The task -
Retype the records that come next, word for word.

[Rows from a dataset of charts and code]
━━━━━━━━━━

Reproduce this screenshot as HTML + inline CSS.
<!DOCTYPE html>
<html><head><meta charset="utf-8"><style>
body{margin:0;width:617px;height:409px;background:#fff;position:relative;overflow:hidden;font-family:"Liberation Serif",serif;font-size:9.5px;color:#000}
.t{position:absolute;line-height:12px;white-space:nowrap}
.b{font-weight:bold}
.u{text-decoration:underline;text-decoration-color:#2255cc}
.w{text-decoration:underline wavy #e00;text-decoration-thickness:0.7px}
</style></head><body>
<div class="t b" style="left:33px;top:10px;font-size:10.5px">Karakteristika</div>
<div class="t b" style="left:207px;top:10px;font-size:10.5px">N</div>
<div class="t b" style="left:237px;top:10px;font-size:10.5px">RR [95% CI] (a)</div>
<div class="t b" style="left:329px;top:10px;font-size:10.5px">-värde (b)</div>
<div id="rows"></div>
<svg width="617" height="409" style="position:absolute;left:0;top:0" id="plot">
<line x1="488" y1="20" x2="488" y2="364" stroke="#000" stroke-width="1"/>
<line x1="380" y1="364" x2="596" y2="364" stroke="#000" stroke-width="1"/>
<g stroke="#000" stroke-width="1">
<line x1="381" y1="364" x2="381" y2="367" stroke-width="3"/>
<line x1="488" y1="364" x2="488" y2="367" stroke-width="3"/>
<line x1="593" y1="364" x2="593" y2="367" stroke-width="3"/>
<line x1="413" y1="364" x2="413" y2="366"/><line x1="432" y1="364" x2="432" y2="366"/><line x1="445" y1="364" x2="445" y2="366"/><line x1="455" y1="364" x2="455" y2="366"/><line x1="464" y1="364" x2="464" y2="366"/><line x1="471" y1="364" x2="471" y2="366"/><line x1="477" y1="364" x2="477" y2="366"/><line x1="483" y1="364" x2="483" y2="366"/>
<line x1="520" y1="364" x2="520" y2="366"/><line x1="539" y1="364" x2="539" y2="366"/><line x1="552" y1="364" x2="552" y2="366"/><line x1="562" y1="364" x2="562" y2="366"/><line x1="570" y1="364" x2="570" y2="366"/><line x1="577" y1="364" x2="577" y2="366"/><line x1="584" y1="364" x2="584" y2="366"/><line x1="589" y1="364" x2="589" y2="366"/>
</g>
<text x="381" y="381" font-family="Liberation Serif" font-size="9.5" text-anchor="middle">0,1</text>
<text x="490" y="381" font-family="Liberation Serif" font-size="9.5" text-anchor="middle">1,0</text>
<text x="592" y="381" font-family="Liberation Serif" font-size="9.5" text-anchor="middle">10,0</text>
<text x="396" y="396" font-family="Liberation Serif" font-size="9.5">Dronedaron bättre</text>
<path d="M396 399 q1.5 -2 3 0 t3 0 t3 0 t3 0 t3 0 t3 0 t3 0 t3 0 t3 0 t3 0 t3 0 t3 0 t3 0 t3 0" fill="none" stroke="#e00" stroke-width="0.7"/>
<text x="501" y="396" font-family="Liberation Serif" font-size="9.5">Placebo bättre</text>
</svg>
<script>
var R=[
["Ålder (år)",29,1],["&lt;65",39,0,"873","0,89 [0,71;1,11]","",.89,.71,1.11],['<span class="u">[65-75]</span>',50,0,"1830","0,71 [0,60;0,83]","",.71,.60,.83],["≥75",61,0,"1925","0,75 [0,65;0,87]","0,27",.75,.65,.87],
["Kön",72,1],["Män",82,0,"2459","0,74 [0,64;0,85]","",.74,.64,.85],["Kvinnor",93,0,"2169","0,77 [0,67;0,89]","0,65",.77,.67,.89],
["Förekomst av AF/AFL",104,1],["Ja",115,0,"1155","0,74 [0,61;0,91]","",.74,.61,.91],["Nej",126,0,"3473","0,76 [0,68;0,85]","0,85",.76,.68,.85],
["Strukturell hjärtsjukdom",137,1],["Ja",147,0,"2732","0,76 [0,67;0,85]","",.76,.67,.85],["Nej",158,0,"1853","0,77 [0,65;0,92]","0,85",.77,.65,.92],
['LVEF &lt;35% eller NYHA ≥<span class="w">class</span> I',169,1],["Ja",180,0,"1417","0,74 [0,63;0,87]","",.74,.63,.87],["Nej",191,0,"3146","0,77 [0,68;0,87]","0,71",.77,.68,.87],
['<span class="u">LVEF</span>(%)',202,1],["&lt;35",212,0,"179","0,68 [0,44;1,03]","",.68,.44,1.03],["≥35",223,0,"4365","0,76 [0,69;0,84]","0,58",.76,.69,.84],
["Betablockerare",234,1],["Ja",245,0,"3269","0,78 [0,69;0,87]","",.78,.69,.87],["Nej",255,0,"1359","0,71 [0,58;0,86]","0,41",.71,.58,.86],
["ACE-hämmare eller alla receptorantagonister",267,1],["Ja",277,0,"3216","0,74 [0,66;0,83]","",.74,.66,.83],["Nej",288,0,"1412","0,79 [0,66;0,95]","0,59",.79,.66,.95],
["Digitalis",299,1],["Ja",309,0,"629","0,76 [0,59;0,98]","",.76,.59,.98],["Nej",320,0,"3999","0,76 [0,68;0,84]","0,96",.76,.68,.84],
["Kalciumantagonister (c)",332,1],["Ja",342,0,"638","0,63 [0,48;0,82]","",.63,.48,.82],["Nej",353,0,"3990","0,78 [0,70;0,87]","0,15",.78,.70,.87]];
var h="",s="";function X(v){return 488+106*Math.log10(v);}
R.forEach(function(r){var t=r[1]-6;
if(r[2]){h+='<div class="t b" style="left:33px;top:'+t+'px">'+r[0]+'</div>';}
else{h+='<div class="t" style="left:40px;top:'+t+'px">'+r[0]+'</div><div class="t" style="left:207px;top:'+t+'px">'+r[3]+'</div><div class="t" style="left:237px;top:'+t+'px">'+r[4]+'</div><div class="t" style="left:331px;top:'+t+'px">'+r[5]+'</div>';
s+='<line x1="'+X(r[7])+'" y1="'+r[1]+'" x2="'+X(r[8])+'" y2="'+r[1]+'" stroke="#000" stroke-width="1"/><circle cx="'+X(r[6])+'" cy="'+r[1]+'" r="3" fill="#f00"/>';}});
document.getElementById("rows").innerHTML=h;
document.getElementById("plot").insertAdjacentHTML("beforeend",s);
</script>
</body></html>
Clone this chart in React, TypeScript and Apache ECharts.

━━━━━━━━━━

Exercise answer -
Reproduce this screenshot as HTML + inline CSS.
<!DOCTYPE html>
<html><head><meta charset="utf-8"><style>
body{margin:0;width:617px;height:409px;background:#fff;position:relative;overflow:hidden;font-family:"Liberation Serif",serif;font-size:9.5px;color:#000}
.t{position:absolute;line-height:12px;white-space:nowrap}
.b{font-weight:bold}
.u{text-decoration:underline;text-decoration-color:#2255cc}
.w{text-decoration:underline wavy #e00;text-decoration-thickness:0.7px}
</style></head><body>
<div class="t b" style="left:33px;top:10px;font-size:10.5px">Karakteristika</div>
<div class="t b" style="left:207px;top:10px;font-size:10.5px">N</div>
<div class="t b" style="left:237px;top:10px;font-size:10.5px">RR [95% CI] (a)</div>
<div class="t b" style="left:329px;top:10px;font-size:10.5px">-värde (b)</div>
<div id="rows"></div>
<svg width="617" height="409" style="position:absolute;left:0;top:0" id="plot">
<line x1="488" y1="20" x2="488" y2="364" stroke="#000" stroke-width="1"/>
<line x1="380" y1="364" x2="596" y2="364" stroke="#000" stroke-width="1"/>
<g stroke="#000" stroke-width="1">
<line x1="381" y1="364" x2="381" y2="367" stroke-width="3"/>
<line x1="488" y1="364" x2="488" y2="367" stroke-width="3"/>
<line x1="593" y1="364" x2="593" y2="367" stroke-width="3"/>
<line x1="413" y1="364" x2="413" y2="366"/><line x1="432" y1="364" x2="432" y2="366"/><line x1="445" y1="364" x2="445" y2="366"/><line x1="455" y1="364" x2="455" y2="366"/><line x1="464" y1="364" x2="464" y2="366"/><line x1="471" y1="364" x2="471" y2="366"/><line x1="477" y1="364" x2="477" y2="366"/><line x1="483" y1="364" x2="483" y2="366"/>
<line x1="520" y1="364" x2="520" y2="366"/><line x1="539" y1="364" x2="539" y2="366"/><line x1="552" y1="364" x2="552" y2="366"/><line x1="562" y1="364" x2="562" y2="366"/><line x1="570" y1="364" x2="570" y2="366"/><line x1="577" y1="364" x2="577" y2="366"/><line x1="584" y1="364" x2="584" y2="366"/><line x1="589" y1="364" x2="589" y2="366"/>
</g>
<text x="381" y="381" font-family="Liberation Serif" font-size="9.5" text-anchor="middle">0,1</text>
<text x="490" y="381" font-family="Liberation Serif" font-size="9.5" text-anchor="middle">1,0</text>
<text x="592" y="381" font-family="Liberation Serif" font-size="9.5" text-anchor="middle">10,0</text>
<text x="396" y="396" font-family="Liberation Serif" font-size="9.5">Dronedaron bättre</text>
<path d="M396 399 q1.5 -2 3 0 t3 0 t3 0 t3 0 t3 0 t3 0 t3 0 t3 0 t3 0 t3 0 t3 0 t3 0 t3 0 t3 0" fill="none" stroke="#e00" stroke-width="0.7"/>
<text x="501" y="396" font-family="Liberation Serif" font-size="9.5">Placebo bättre</text>
</svg>
<script>
var R=[
["Ålder (år)",29,1],["&lt;65",39,0,"873","0,89 [0,71;1,11]","",.89,.71,1.11],['<span class="u">[65-75]</span>',50,0,"1830","0,71 [0,60;0,83]","",.71,.60,.83],["≥75",61,0,"1925","0,75 [0,65;0,87]","0,27",.75,.65,.87],
["Kön",72,1],["Män",82,0,"2459","0,74 [0,64;0,85]","",.74,.64,.85],["Kvinnor",93,0,"2169","0,77 [0,67;0,89]","0,65",.77,.67,.89],
["Förekomst av AF/AFL",104,1],["Ja",115,0,"1155","0,74 [0,61;0,91]","",.74,.61,.91],["Nej",126,0,"3473","0,76 [0,68;0,85]","0,85",.76,.68,.85],
["Strukturell hjärtsjukdom",137,1],["Ja",147,0,"2732","0,76 [0,67;0,85]","",.76,.67,.85],["Nej",158,0,"1853","0,77 [0,65;0,92]","0,85",.77,.65,.92],
['LVEF &lt;35% eller NYHA ≥<span class="w">class</span> I',169,1],["Ja",180,0,"1417","0,74 [0,63;0,87]","",.74,.63,.87],["Nej",191,0,"3146","0,77 [0,68;0,87]","0,71",.77,.68,.87],
['<span class="u">LVEF</span>(%)',202,1],["&lt;35",212,0,"179","0,68 [0,44;1,03]","",.68,.44,1.03],["≥35",223,0,"4365","0,76 [0,69;0,84]","0,58",.76,.69,.84],
["Betablockerare",234,1],["Ja",245,0,"3269","0,78 [0,69;0,87]","",.78,.69,.87],["Nej",255,0,"1359","0,71 [0,58;0,86]","0,41",.71,.58,.86],
["ACE-hämmare eller alla receptorantagonister",267,1],["Ja",277,0,"3216","0,74 [0,66;0,83]","",.74,.66,.83],["Nej",288,0,"1412","0,79 [0,66;0,95]","0,59",.79,.66,.95],
["Digitalis",299,1],["Ja",309,0,"629","0,76 [0,59;0,98]","",.76,.59,.98],["Nej",320,0,"3999","0,76 [0,68;0,84]","0,96",.76,.68,.84],
["Kalciumantagonister (c)",332,1],["Ja",342,0,"638","0,63 [0,48;0,82]","",.63,.48,.82],["Nej",353,0,"3990","0,78 [0,70;0,87]","0,15",.78,.70,.87]];
var h="",s="";function X(v){return 488+106*Math.log10(v);}
R.forEach(function(r){var t=r[1]-6;
if(r[2]){h+='<div class="t b" style="left:33px;top:'+t+'px">'+r[0]+'</div>';}
else{h+='<div class="t" style="left:40px;top:'+t+'px">'+r[0]+'</div><div class="t" style="left:207px;top:'+t+'px">'+r[3]+'</div><div class="t" style="left:237px;top:'+t+'px">'+r[4]+'</div><div class="t" style="left:331px;top:'+t+'px">'+r[5]+'</div>';
s+='<line x1="'+X(r[7])+'" y1="'+r[1]+'" x2="'+X(r[8])+'" y2="'+r[1]+'" stroke="#000" stroke-width="1"/><circle cx="'+X(r[6])+'" cy="'+r[1]+'" r="3" fill="#f00"/>';}});
document.getElementById("rows").innerHTML=h;
document.getElementById("plot").insertAdjacentHTML("beforeend",s);
</script>
</body></html>
Clone this chart in React, TypeScript and Apache ECharts.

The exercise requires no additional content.